KDE Plot Visualisation with Pandas & Seaborn

KDE Plot Visualisation with Pandas & Seaborn
KDE Plot Visualisation with Pandas & Seaborn

When we have a large number of data and we want to take insights out of them then the main step we want to do is to visualise that data. It explains how our data is behaving under a certain condition or how each field of our data is changing at different values.

KDE stands for Kernel Density Estimate, which is a graphical way to visualise our data as the Probability Density of a continuous variable. It is an effort to analyse the model data to understand how the variables are distributed.
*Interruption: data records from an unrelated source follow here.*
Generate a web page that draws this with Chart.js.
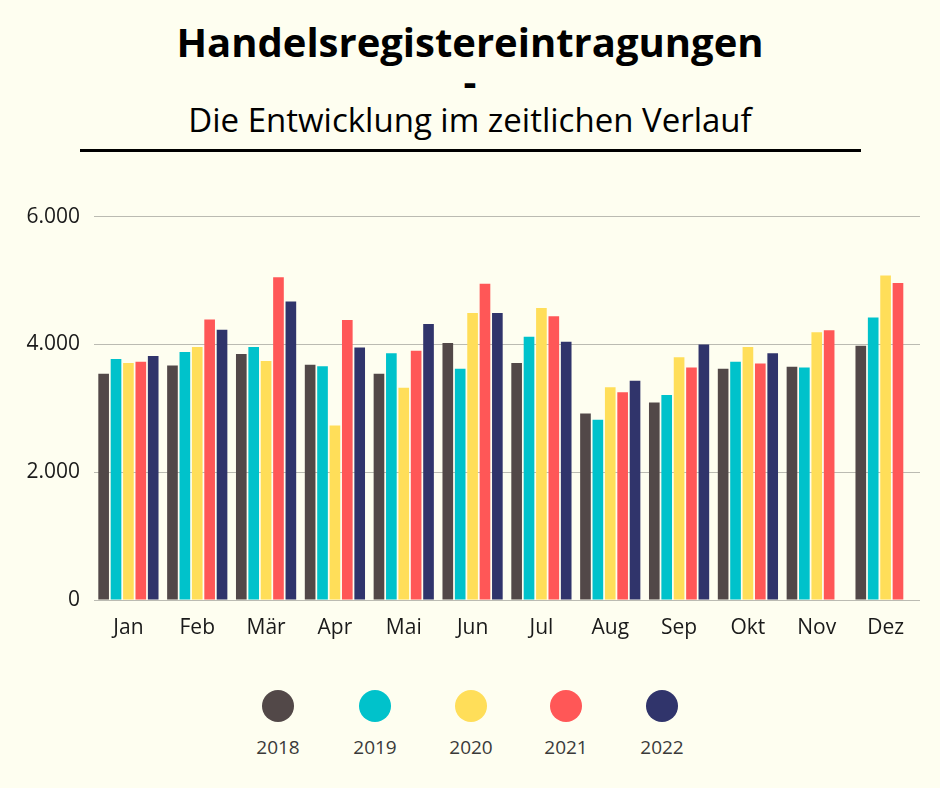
<!DOCTYPE html>
<html lang="de">
<head>
<meta charset="utf-8">
<title>Handelsregistereintragungen</title>
<script src="https://cdn.jsdelivr.net/npm/chart.js@4.4.1/dist/chart.umd.min.js"></script>
<style>
    body {
        margin: 0;
        background: #fefef0;
        font-family: "Open Sans", sans-serif;
        width: 940px;
        height: 788px;
        position: relative;
        overflow: hidden;
    }
    #head {
        position: absolute;
        left: 0;
        top: 0;
        width: 940px;
        text-align: center;
        color: #000;
    }
    #head .t1 {
        position: absolute;
        left: 0; width: 940px;
        top: 17px;
        font-size: 40px;
        font-weight: 700;
        line-height: 50px;
    }
    #head .t2 {
        position: absolute;
        left: 0; width: 940px;
        top: 61px;
        font-size: 40px;
        font-weight: 700;
        line-height: 40px;
    }
    #head .t3 {
        position: absolute;
        left: 0; width: 940px;
        top: 99px;
        font-size: 33px;
        line-height: 42px;
    }
    #rule {
        position: absolute;
        left: 80px;
        top: 149px;
        width: 781px;
        height: 3px;
        background: #000;
    }
    #wrap {
        position: absolute;
        left: 0;
        top: 190px;
        width: 940px;
        height: 470px;
    }
    #legend .item {
        position: absolute;
        width: 80px;
        text-align: center;
    }
    #legend .dot {
        width: 32px;
        height: 32px;
        border-radius: 50%;
        margin: 0 auto;
    }
    #legend .lbl {
        margin-top: 13px;
        font-size: 19px;
        color: #3a3a3a;
        line-height: 24px;
    }
</style>
</head>
<body>
<div id="head">
    <div class="t1">Handelsregistereintragungen</div>
    <div class="t2">-</div>
    <div class="t3">Die Entwicklung im zeitlichen Verlauf</div>
</div>
<div id="rule"></div>
<div id="wrap"><canvas id="regChart"></canvas></div>
<div id="legend"></div>

<script>
const months = ['Jan', 'Feb', 'Mär', 'Apr', 'Mai', 'Jun', 'Jul', 'Aug', 'Sep', 'Okt', 'Nov', 'Dez'];
const years = ['2018', '2019', '2020', '2021', '2022'];
const colors = ['#524848', '#00c2cb', '#ffde59', '#ff5757', '#30346b'];

const values2018 = [3540, 3670, 3850, 3680, 3540, 4020, 3710, 2920, 3090, 3620, 3650, 3980];
const values2019 = [3770, 3880, 3960, 3660, 3860, 3620, 4120, 2820, 3210, 3730, 3640, 4420];
const values2020 = [3710, 3960, 3740, 2730, 3320, 4490, 4570, 3330, 3800, 3960, 4190, 5080];
const values2021 = [3730, 4390, 5050, 4380, 3900, 4950, 4440, 3250, 3640, 3700, 4220, 4960];
const values2022 = [3820, 4230, 4670, 3950, 4320, 4490, 4040, 3430, 4000, 3860, null, null];

const yTicks = [0, 2000, 4000, 6000];

const allValues = [values2018, values2019, values2020, values2021, values2022];

const ctx = document.getElementById('regChart').getContext('2d');
const regChart = new Chart(ctx, {
    type: 'bar',
    data: {
        labels: months,
        datasets: years.map((y, i) => ({
            label: y,
            data: allValues[i],
            backgroundColor: colors[i],
            borderWidth: 0,
            barPercentage: 0.86,
            categoryPercentage: 0.9
        }))
    },
    options: {
        responsive: true,
        maintainAspectRatio: false,
        animation: false,
        locale: 'de-DE',
        layout: {
            padding: { top: 26, right: 20, bottom: 0, left: 0 }
        },
        plugins: {
            legend: { display: false },
            tooltip: { enabled: false }
        },
        scales: {
            x: {
                afterFit: scale => { scale.height = 60; },
                grid: { display: false, drawTicks: false },
                border: { display: false },
                ticks: {
                    color: '#1a1a1a',
                    font: { family: 'Open Sans', size: 21 },
                    padding: 15,
                    maxRotation: 0
                }
            },
            y: {
                min: yTicks[0],
                max: yTicks[yTicks.length - 1],
                afterFit: scale => { scale.width = 94; },
                afterBuildTicks: scale => {
                    scale.ticks = yTicks.map(v => ({ value: v }));
                },
                grid: {
                    color: '#bbbbb2',
                    lineWidth: 1,
                    drawTicks: false
                },
                border: { display: false },
                ticks: {
                    color: '#1a1a1a',
                    font: { family: 'Open Sans', size: 21 },
                    padding: 14,
                    callback: v => v.toLocaleString('de-DE')
                }
            }
        }
    }
});

// legend with dots above the year labels
const legend = document.getElementById('legend');
const legendX = [278, 375, 471, 566, 662];
years.forEach((y, i) => {
    const item = document.createElement('div');
    item.className = 'item';
    item.style.left = (legendX[i] - 40) + 'px';
    item.style.top = '690px';
    item.innerHTML = '<div class="dot" style="background:' + colors[i] + '"></div><div class="lbl">' + y + '</div>';
    legend.appendChild(item);
});
</script>
</body>
</html>
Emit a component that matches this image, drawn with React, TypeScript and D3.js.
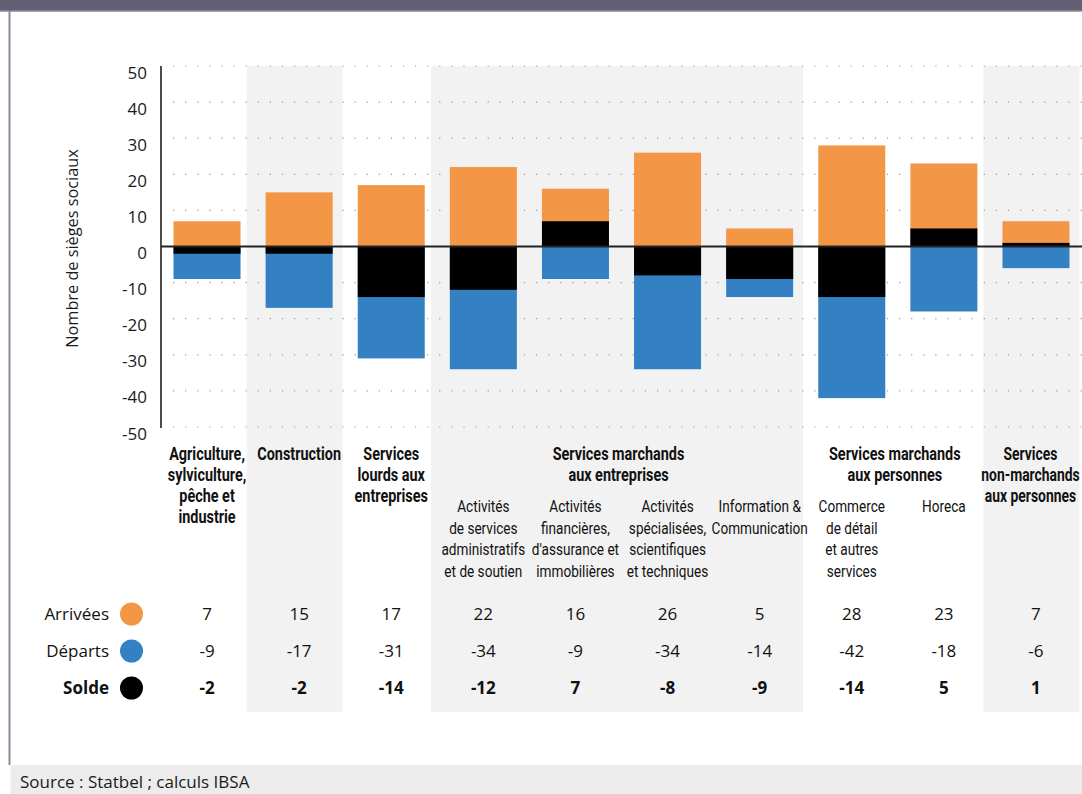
import React from "react";
import * as d3 from "d3";

const categories = ["agri", "constr", "lourds", "admin", "fin", "spec", "info", "commerce", "horeca", "nonmarch"];
const arrivals = [7, 15, 17, 22, 16, 26, 5, 28, 23, 7];
const departures = [-9, -17, -31, -34, -9, -34, -14, -42, -18, -6];
const solde = [-2, -2, -14, -12, 7, -8, -9, -14, 5, 1];

const groupFrom = [0, 1, 2, 3, 7, 9];
const groupTo = [0, 1, 2, 6, 8, 9];
const groupLines = [
  ["Agriculture,", "sylviculture,", "pêche et", "industrie"],
  ["Construction"],
  ["Services", "lourds aux", "entreprises"],
  ["Services marchands", "aux entreprises"],
  ["Services marchands", "aux personnes"],
  ["Services", "non-marchands", "aux personnes"],
];
const subLines: (string[] | null)[] = [
  null,
  null,
  null,
  ["Activités", "de services", "administratifs", "et de soutien"],
  ["Activités", "financières,", "d'assurance et", "immobilières"],
  ["Activités", "spécialisées,", "scientifiques", "et techniques"],
  ["Information &", "Communication"],
  ["Commerce", "de détail", "et autres", "services"],
  ["Horeca"],
  null,
];
const shadedGroups = [1, 3, 5];
const yTicks = [50, 40, 30, 20, 10, 0, -10, -20, -30, -40, -50];
const rowLabels = ["Arrivées", "Départs", "Solde"];
const yTitle = "Nombre de sièges sociaux";
const source = "Source : Statbel ; calculs IBSA";

const W = 1082;
const H = 794;
const ORANGE = "#f39645";
const BLUE = "#3380c3";
const BLACK = "#000000";
const SHADE = "#f2f2f2";
const COND = "Roboto, 'Liberation Sans', sans-serif";
const SANS = "'Open Sans', 'Noto Sans', sans-serif";

export default function App() {
  const x = d3.scaleBand<string>().domain(categories).range([161, 1082]).paddingInner(0.2725).paddingOuter(0.136);
  const y = d3.scaleLinear().domain([-50, 50]).range([427, 66]);
  const bw = x.bandwidth();
  const cx = (i: number) => (x(categories[i]) as number) + bw / 2;
  const rowY = [615, 652, 689];
  const rowVals = [arrivals, departures, solde];
  const rowColors = [ORANGE, BLUE, BLACK];

  const bar = (v: number) => ({ y: Math.min(y(0), y(v)), h: Math.abs(y(v) - y(0)) });

  return (
    <svg width={W} height={H} style={{ position: "absolute", left: 0, top: 0, background: "#fff" }}>
      {/* header & frame */}
      <rect x={0} y={0} width={W} height={11} fill="#646074" />
      <line x1={0} x2={W} y1={11} y2={11} stroke="#8d899b" strokeWidth={1.5} />
      <line x1={9.5} x2={9.5} y1={11} y2={765} stroke="#8d899b" strokeWidth={2} />
      <rect x={10.5} y={765} width={W} height={H - 765} fill="#ececec" />
      <text x={20} y={783} fontFamily={SANS} fontSize={17} fill="#1a1a1a" dominantBaseline="middle">{source}</text>

      {/* shaded groups */}
      {shadedGroups.map((g) => {
        const x0 = (x(categories[groupFrom[g]]) as number) - 19;
        const x1 = (x(categories[groupTo[g]]) as number) + bw + 10;
        return <rect key={g} x={x0} y={66} width={x1 - x0} height={712 - 66} fill={SHADE} />;
      })}

      {/* grid */}
      {yTicks.filter((t) => t !== 0).map((t) => (
        <line key={t} x1={173} x2={W} y1={y(t)} y2={y(t)} stroke="#9a9a9a" strokeWidth={1.2} strokeDasharray="1.2 10.9" />
      ))}

      {/* y tick labels */}
      {yTicks.map((t) => (
        <text key={t} x={147} y={y(t) + 8} textAnchor="end" dominantBaseline="middle" fontFamily={SANS} fontSize={17} fill="#1a1a1a">
          {t}
        </text>
      ))}
      <text
        transform={`translate(74,${(y(50) + y(-50)) / 2 + 2}) rotate(-90)`}
        textAnchor="middle"
        dominantBaseline="middle"
        fontFamily={SANS}
        fontSize={16.3}
        fill="#1a1a1a"
      >
        {yTitle}
      </text>

      {/* bars */}
      {categories.map((c, i) => {
        const a = bar(arrivals[i]);
        const d = bar(departures[i]);
        const s = bar(solde[i]);
        return (
          <g key={c}>
            <rect x={x(c)} y={a.y} width={bw} height={a.h} fill={ORANGE} />
            <rect x={x(c)} y={d.y} width={bw} height={d.h} fill={BLUE} />
            <rect x={x(c)} y={s.y} width={bw} height={s.h} fill={BLACK} />
          </g>
        );
      })}

      {/* axes */}
      <line x1={161} x2={161} y1={66} y2={428} stroke="#111" strokeWidth={1.5} />
      <line x1={161} x2={W} y1={y(0)} y2={y(0)} stroke="#222" strokeWidth={2} />

      {/* category labels */}
      {groupLines.map((lines, g) => {
        const last = g === groupLines.length - 1;
        const mid = (cx(groupFrom[g]) + cx(groupTo[g])) / 2 + (g >= 3 ? -3 : 0) + (last ? -2.5 : 0);
        return (
          <text key={g} transform={`translate(${mid},0) scale(${last ? 0.78 : 0.81},1)`} fontFamily={COND} fontWeight="bold" fontSize={17.8} fill="#111" textAnchor="middle">
            {lines.map((l, k) => (
              <tspan key={k} x={0} y={455 + k * 21} dominantBaseline="middle">{l}</tspan>
            ))}
          </text>
        );
      })}
      {subLines.map((lines, i) =>
        lines ? (
          <text key={i} transform={`translate(${cx(i)},0) scale(0.8,1)`} fontFamily={COND} fontSize={17} fill="#111" textAnchor="middle">
            {lines.map((l, k) => (
              <tspan key={k} x={0} y={508 + k * 21.5} dominantBaseline="middle">{l}</tspan>
            ))}
          </text>
        ) : null
      )}

      {/* table */}
      {rowLabels.map((r, k) => (
        <g key={r}>
          <text x={109} y={rowY[k]} textAnchor="end" dominantBaseline="middle" fontFamily={SANS} fontSize={17} fontWeight={k === 2 ? "bold" : "normal"} fill="#111">
            {r}
          </text>
          <circle cx={131.5} cy={rowY[k] - 1} r={11.5} fill={rowColors[k]} />
          {categories.map((c, i) => (
            <text key={c} x={cx(i)} y={rowY[k]} textAnchor="middle" dominantBaseline="middle" fontFamily={SANS} fontSize={17} fontWeight={k === 2 ? "bold" : "normal"} fill="#111">
              {rowVals[k][i]}
            </text>
          ))}
        </g>
      ))}
    </svg>
  );
}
Creating a KDE plot can answer many questions such as,

  1. What range is covered by the observer?
  2. The central tendency of the data.
  3. If the data is skewed in one direction or not.
  4. The bimodality of the data.
  5. Are there significant outliers?

KDE plot is a probability density function that generates the data by binning and counting observations. But, rather than using a discrete bin KDE plot smooths the observations with a Gaussian kernel, producing a continuous density estimate. KDE can produce a plot that is less cluttered and more interpretable, especially when drawing multiple distributions. However, sometimes the KDE plot has the potential to introduce distortions if the underlying distribution is bounded or not smooth.

Introduction to Seaborn

Seaborn is a python library integrated with Numpy and Pandas (which are other libraries for data representation). Seaborn is closely related to Matplotlib and allow the data scientist to create beautiful and informative statistical graphs and charts which provide a clear idea and flow of pieces of information within modules.

Install seaborn as
pip install seaborn

Syntax of KDE plot:
seaborn.kdeplot(data) the function can also be formed by seaboen.displot() when we are using displot() kind of graph should be specified as kind=’kde’,
seaborn.display( data, kind=’kde’)

Normal KDE plot:

import seaborn as sn
import matplotlib.pyplot as plt
import numpy as np
data = np.random.randn(500)
res = sn.kdeplot(data)
plt.show()

This plot is taken on 500 data samples created using the random library and are arranged in numpy array format because seaborn only works well with seaborn and pandas DataFrames.

We can also add color to our graph and provide shade to the graph to make it more interactive.

import seaborn as sn
import matplotlib.pyplot as plt
import numpy as np
data = np.random.randn(500)
res = sn.kdeplot(data, color='orange', shade='True')
plt.show()

Our task is to create a KDE plot using pandas and seaborn.
Let us create a KDE plot for the iris dataset.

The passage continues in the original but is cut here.